Goal:
Write out the listing below in full and exactly, leaving out every picture.

Code that draws figures:
┌──

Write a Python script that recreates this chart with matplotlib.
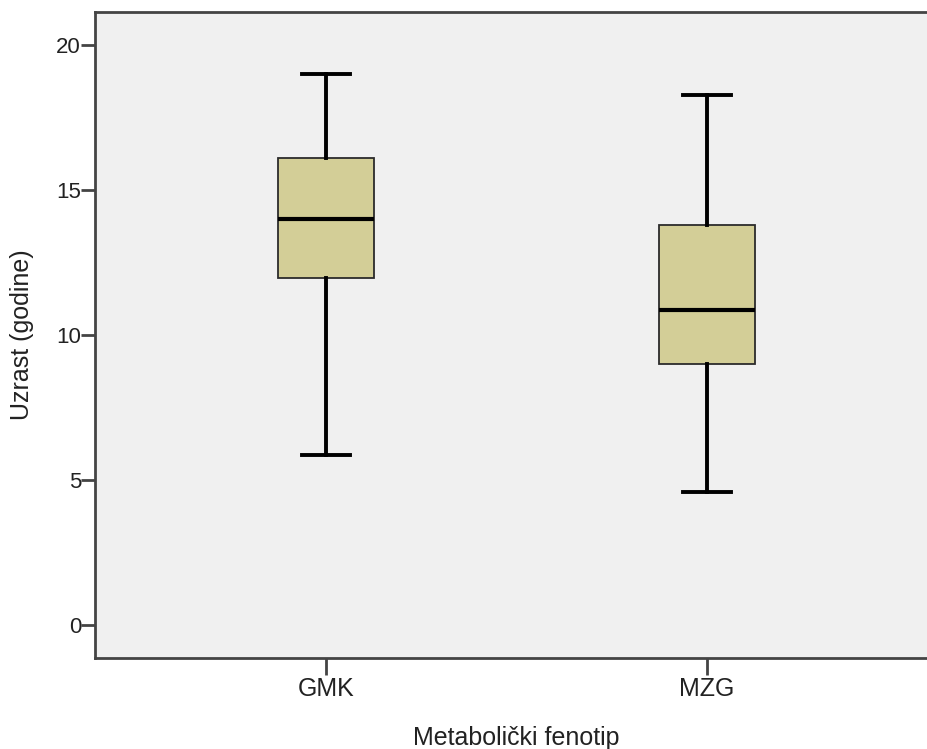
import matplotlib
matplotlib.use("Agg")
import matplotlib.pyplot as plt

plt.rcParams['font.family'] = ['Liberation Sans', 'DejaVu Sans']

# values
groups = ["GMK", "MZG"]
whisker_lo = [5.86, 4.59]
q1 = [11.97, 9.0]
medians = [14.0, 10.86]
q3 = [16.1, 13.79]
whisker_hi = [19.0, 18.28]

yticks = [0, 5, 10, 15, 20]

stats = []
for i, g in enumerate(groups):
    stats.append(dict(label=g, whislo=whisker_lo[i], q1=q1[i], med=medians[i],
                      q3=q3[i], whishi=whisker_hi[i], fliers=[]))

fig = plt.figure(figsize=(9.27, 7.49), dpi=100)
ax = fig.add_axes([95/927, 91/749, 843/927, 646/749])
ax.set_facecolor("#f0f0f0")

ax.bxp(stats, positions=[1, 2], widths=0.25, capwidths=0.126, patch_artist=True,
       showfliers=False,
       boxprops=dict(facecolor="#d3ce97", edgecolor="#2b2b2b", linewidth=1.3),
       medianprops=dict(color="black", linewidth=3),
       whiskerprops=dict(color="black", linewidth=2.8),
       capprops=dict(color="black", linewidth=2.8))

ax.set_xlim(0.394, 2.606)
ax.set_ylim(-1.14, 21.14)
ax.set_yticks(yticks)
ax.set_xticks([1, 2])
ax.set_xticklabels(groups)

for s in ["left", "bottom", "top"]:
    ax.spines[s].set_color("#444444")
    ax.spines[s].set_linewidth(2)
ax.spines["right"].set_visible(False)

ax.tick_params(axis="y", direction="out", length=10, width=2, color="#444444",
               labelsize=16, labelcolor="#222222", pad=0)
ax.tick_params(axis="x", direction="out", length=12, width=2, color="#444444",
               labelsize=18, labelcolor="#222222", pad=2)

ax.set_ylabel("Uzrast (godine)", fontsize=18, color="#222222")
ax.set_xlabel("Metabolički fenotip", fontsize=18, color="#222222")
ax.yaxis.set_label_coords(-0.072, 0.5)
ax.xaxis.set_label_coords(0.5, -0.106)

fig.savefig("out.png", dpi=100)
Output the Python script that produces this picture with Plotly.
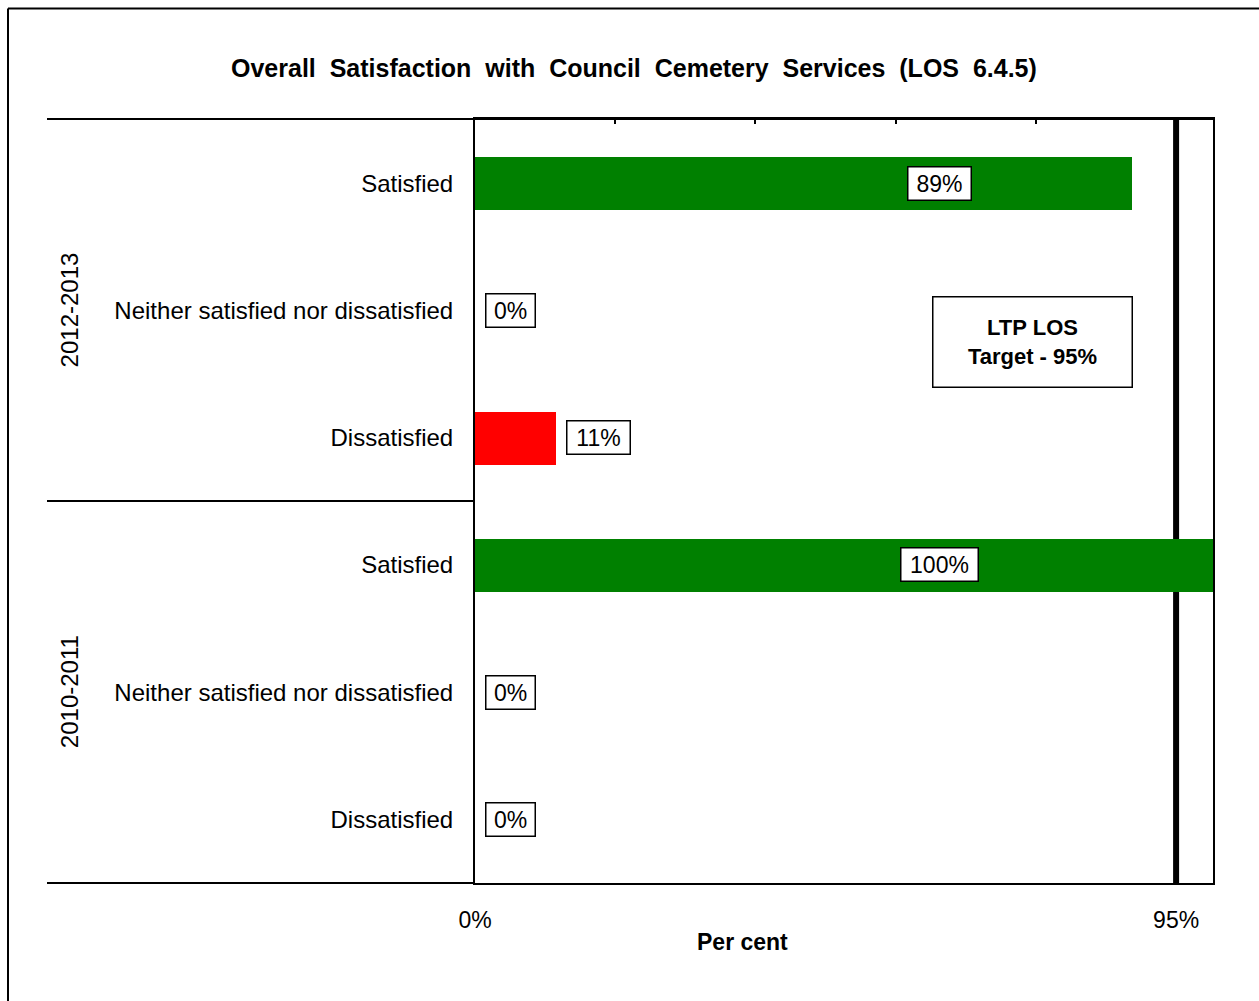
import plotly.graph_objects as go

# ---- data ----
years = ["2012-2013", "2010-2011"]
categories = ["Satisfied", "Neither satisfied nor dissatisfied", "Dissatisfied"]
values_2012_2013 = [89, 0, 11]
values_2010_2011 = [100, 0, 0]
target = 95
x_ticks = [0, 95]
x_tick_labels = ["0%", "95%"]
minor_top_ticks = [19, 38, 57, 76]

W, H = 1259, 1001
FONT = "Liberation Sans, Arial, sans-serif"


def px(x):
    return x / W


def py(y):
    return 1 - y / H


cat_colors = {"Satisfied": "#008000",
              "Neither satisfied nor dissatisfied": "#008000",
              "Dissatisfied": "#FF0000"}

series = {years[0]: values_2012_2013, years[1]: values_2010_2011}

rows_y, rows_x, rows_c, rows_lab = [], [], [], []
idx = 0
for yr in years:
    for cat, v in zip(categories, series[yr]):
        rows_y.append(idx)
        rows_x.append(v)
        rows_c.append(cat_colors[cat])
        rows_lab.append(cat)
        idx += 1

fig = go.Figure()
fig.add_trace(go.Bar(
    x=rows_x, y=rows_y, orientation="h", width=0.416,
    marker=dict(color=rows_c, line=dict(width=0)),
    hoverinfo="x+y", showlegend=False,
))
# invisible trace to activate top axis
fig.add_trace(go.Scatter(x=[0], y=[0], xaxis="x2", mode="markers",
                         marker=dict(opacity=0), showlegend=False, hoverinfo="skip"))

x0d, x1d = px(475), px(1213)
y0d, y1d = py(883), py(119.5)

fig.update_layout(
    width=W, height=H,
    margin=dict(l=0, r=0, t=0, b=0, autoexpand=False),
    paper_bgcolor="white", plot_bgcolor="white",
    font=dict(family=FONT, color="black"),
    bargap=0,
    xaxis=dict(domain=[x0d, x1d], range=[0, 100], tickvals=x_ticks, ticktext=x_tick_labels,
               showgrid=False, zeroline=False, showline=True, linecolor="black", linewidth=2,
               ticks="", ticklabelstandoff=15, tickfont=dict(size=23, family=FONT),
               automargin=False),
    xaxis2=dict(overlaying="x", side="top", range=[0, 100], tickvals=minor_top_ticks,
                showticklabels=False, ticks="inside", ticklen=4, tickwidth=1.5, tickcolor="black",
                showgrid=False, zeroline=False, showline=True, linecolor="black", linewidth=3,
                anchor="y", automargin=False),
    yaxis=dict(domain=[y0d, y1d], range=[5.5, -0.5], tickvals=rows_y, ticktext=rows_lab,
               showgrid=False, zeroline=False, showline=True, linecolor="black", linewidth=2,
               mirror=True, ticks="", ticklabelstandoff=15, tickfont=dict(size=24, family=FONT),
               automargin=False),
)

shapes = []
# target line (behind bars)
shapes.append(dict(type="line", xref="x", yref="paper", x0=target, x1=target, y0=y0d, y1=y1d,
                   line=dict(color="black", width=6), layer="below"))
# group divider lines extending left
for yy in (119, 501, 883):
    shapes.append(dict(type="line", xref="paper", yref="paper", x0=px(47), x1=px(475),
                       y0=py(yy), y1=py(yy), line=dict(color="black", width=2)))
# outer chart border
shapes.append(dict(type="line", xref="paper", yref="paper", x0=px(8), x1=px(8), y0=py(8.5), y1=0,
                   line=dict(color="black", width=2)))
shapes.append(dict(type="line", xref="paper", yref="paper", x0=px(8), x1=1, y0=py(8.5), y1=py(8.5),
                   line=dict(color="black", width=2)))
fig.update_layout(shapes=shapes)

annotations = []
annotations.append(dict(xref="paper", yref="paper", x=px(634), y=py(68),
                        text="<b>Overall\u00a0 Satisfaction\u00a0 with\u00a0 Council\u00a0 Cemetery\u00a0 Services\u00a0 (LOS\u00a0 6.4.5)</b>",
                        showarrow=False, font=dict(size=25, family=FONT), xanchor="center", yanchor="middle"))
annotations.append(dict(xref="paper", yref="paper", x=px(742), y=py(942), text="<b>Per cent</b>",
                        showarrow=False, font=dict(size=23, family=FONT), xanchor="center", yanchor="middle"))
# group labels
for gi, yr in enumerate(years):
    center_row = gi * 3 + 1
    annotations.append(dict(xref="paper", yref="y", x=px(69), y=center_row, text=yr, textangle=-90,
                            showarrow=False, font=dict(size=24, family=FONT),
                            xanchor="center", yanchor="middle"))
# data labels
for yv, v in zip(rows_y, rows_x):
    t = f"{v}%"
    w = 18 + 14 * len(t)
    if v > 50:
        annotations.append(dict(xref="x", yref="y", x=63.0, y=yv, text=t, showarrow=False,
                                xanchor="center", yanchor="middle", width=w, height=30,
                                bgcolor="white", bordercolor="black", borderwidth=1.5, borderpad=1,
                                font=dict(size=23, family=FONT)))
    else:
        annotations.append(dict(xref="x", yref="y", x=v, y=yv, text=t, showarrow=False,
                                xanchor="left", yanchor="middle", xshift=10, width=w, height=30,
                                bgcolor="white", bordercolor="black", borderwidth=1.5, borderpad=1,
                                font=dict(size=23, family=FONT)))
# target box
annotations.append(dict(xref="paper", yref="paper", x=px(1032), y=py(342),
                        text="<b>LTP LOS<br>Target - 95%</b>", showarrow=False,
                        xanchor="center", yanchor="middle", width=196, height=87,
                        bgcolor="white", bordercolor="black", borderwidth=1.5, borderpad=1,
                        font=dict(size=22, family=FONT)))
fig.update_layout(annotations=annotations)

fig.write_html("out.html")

└──

Output below:
Write a Python script that recreates this chart with matplotlib.
import matplotlib
matplotlib.use("Agg")
import matplotlib.pyplot as plt

plt.rcParams['font.family'] = ['Liberation Sans', 'DejaVu Sans']

# values
groups = ["GMK", "MZG"]
whisker_lo = [5.86, 4.59]
q1 = [11.97, 9.0]
medians = [14.0, 10.86]
q3 = [16.1, 13.79]
whisker_hi = [19.0, 18.28]

yticks = [0, 5, 10, 15, 20]

stats = []
for i, g in enumerate(groups):
    stats.append(dict(label=g, whislo=whisker_lo[i], q1=q1[i], med=medians[i],
                      q3=q3[i], whishi=whisker_hi[i], fliers=[]))

fig = plt.figure(figsize=(9.27, 7.49), dpi=100)
ax = fig.add_axes([95/927, 91/749, 843/927, 646/749])
ax.set_facecolor("#f0f0f0")

ax.bxp(stats, positions=[1, 2], widths=0.25, capwidths=0.126, patch_artist=True,
       showfliers=False,
       boxprops=dict(facecolor="#d3ce97", edgecolor="#2b2b2b", linewidth=1.3),
       medianprops=dict(color="black", linewidth=3),
       whiskerprops=dict(color="black", linewidth=2.8),
       capprops=dict(color="black", linewidth=2.8))

ax.set_xlim(0.394, 2.606)
ax.set_ylim(-1.14, 21.14)
ax.set_yticks(yticks)
ax.set_xticks([1, 2])
ax.set_xticklabels(groups)

for s in ["left", "bottom", "top"]:
    ax.spines[s].set_color("#444444")
    ax.spines[s].set_linewidth(2)
ax.spines["right"].set_visible(False)

ax.tick_params(axis="y", direction="out", length=10, width=2, color="#444444",
               labelsize=16, labelcolor="#222222", pad=0)
ax.tick_params(axis="x", direction="out", length=12, width=2, color="#444444",
               labelsize=18, labelcolor="#222222", pad=2)

ax.set_ylabel("Uzrast (godine)", fontsize=18, color="#222222")
ax.set_xlabel("Metabolički fenotip", fontsize=18, color="#222222")
ax.yaxis.set_label_coords(-0.072, 0.5)
ax.xaxis.set_label_coords(0.5, -0.106)

fig.savefig("out.png", dpi=100)
Output the Python script that produces this picture with Plotly.
import plotly.graph_objects as go

# ---- data ----
years = ["2012-2013", "2010-2011"]
categories = ["Satisfied", "Neither satisfied nor dissatisfied", "Dissatisfied"]
values_2012_2013 = [89, 0, 11]
values_2010_2011 = [100, 0, 0]
target = 95
x_ticks = [0, 95]
x_tick_labels = ["0%", "95%"]
minor_top_ticks = [19, 38, 57, 76]

W, H = 1259, 1001
FONT = "Liberation Sans, Arial, sans-serif"


def px(x):
    return x / W


def py(y):
    return 1 - y / H


cat_colors = {"Satisfied": "#008000",
              "Neither satisfied nor dissatisfied": "#008000",
              "Dissatisfied": "#FF0000"}

series = {years[0]: values_2012_2013, years[1]: values_2010_2011}

rows_y, rows_x, rows_c, rows_lab = [], [], [], []
idx = 0
for yr in years:
    for cat, v in zip(categories, series[yr]):
        rows_y.append(idx)
        rows_x.append(v)
        rows_c.append(cat_colors[cat])
        rows_lab.append(cat)
        idx += 1

fig = go.Figure()
fig.add_trace(go.Bar(
    x=rows_x, y=rows_y, orientation="h", width=0.416,
    marker=dict(color=rows_c, line=dict(width=0)),
    hoverinfo="x+y", showlegend=False,
))
# invisible trace to activate top axis
fig.add_trace(go.Scatter(x=[0], y=[0], xaxis="x2", mode="markers",
                         marker=dict(opacity=0), showlegend=False, hoverinfo="skip"))

x0d, x1d = px(475), px(1213)
y0d, y1d = py(883), py(119.5)

fig.update_layout(
    width=W, height=H,
    margin=dict(l=0, r=0, t=0, b=0, autoexpand=False),
    paper_bgcolor="white", plot_bgcolor="white",
    font=dict(family=FONT, color="black"),
    bargap=0,
    xaxis=dict(domain=[x0d, x1d], range=[0, 100], tickvals=x_ticks, ticktext=x_tick_labels,
               showgrid=False, zeroline=False, showline=True, linecolor="black", linewidth=2,
               ticks="", ticklabelstandoff=15, tickfont=dict(size=23, family=FONT),
               automargin=False),
    xaxis2=dict(overlaying="x", side="top", range=[0, 100], tickvals=minor_top_ticks,
                showticklabels=False, ticks="inside", ticklen=4, tickwidth=1.5, tickcolor="black",
                showgrid=False, zeroline=False, showline=True, linecolor="black", linewidth=3,
                anchor="y", automargin=False),
    yaxis=dict(domain=[y0d, y1d], range=[5.5, -0.5], tickvals=rows_y, ticktext=rows_lab,
               showgrid=False, zeroline=False, showline=True, linecolor="black", linewidth=2,
               mirror=True, ticks="", ticklabelstandoff=15, tickfont=dict(size=24, family=FONT),
               automargin=False),
)

shapes = []
# target line (behind bars)
shapes.append(dict(type="line", xref="x", yref="paper", x0=target, x1=target, y0=y0d, y1=y1d,
                   line=dict(color="black", width=6), layer="below"))
# group divider lines extending left
for yy in (119, 501, 883):
    shapes.append(dict(type="line", xref="paper", yref="paper", x0=px(47), x1=px(475),
                       y0=py(yy), y1=py(yy), line=dict(color="black", width=2)))
# outer chart border
shapes.append(dict(type="line", xref="paper", yref="paper", x0=px(8), x1=px(8), y0=py(8.5), y1=0,
                   line=dict(color="black", width=2)))
shapes.append(dict(type="line", xref="paper", yref="paper", x0=px(8), x1=1, y0=py(8.5), y1=py(8.5),
                   line=dict(color="black", width=2)))
fig.update_layout(shapes=shapes)

annotations = []
annotations.append(dict(xref="paper", yref="paper", x=px(634), y=py(68),
                        text="<b>Overall\u00a0 Satisfaction\u00a0 with\u00a0 Council\u00a0 Cemetery\u00a0 Services\u00a0 (LOS\u00a0 6.4.5)</b>",
                        showarrow=False, font=dict(size=25, family=FONT), xanchor="center", yanchor="middle"))
annotations.append(dict(xref="paper", yref="paper", x=px(742), y=py(942), text="<b>Per cent</b>",
                        showarrow=False, font=dict(size=23, family=FONT), xanchor="center", yanchor="middle"))
# group labels
for gi, yr in enumerate(years):
    center_row = gi * 3 + 1
    annotations.append(dict(xref="paper", yref="y", x=px(69), y=center_row, text=yr, textangle=-90,
                            showarrow=False, font=dict(size=24, family=FONT),
                            xanchor="center", yanchor="middle"))
# data labels
for yv, v in zip(rows_y, rows_x):
    t = f"{v}%"
    w = 18 + 14 * len(t)
    if v > 50:
        annotations.append(dict(xref="x", yref="y", x=63.0, y=yv, text=t, showarrow=False,
                                xanchor="center", yanchor="middle", width=w, height=30,
                                bgcolor="white", bordercolor="black", borderwidth=1.5, borderpad=1,
                                font=dict(size=23, family=FONT)))
    else:
        annotations.append(dict(xref="x", yref="y", x=v, y=yv, text=t, showarrow=False,
                                xanchor="left", yanchor="middle", xshift=10, width=w, height=30,
                                bgcolor="white", bordercolor="black", borderwidth=1.5, borderpad=1,
                                font=dict(size=23, family=FONT)))
# target box
annotations.append(dict(xref="paper", yref="paper", x=px(1032), y=py(342),
                        text="<b>LTP LOS<br>Target - 95%</b>", showarrow=False,
                        xanchor="center", yanchor="middle", width=196, height=87,
                        bgcolor="white", bordercolor="black", borderwidth=1.5, borderpad=1,
                        font=dict(size=22, family=FONT)))
fig.update_layout(annotations=annotations)

fig.write_html("out.html")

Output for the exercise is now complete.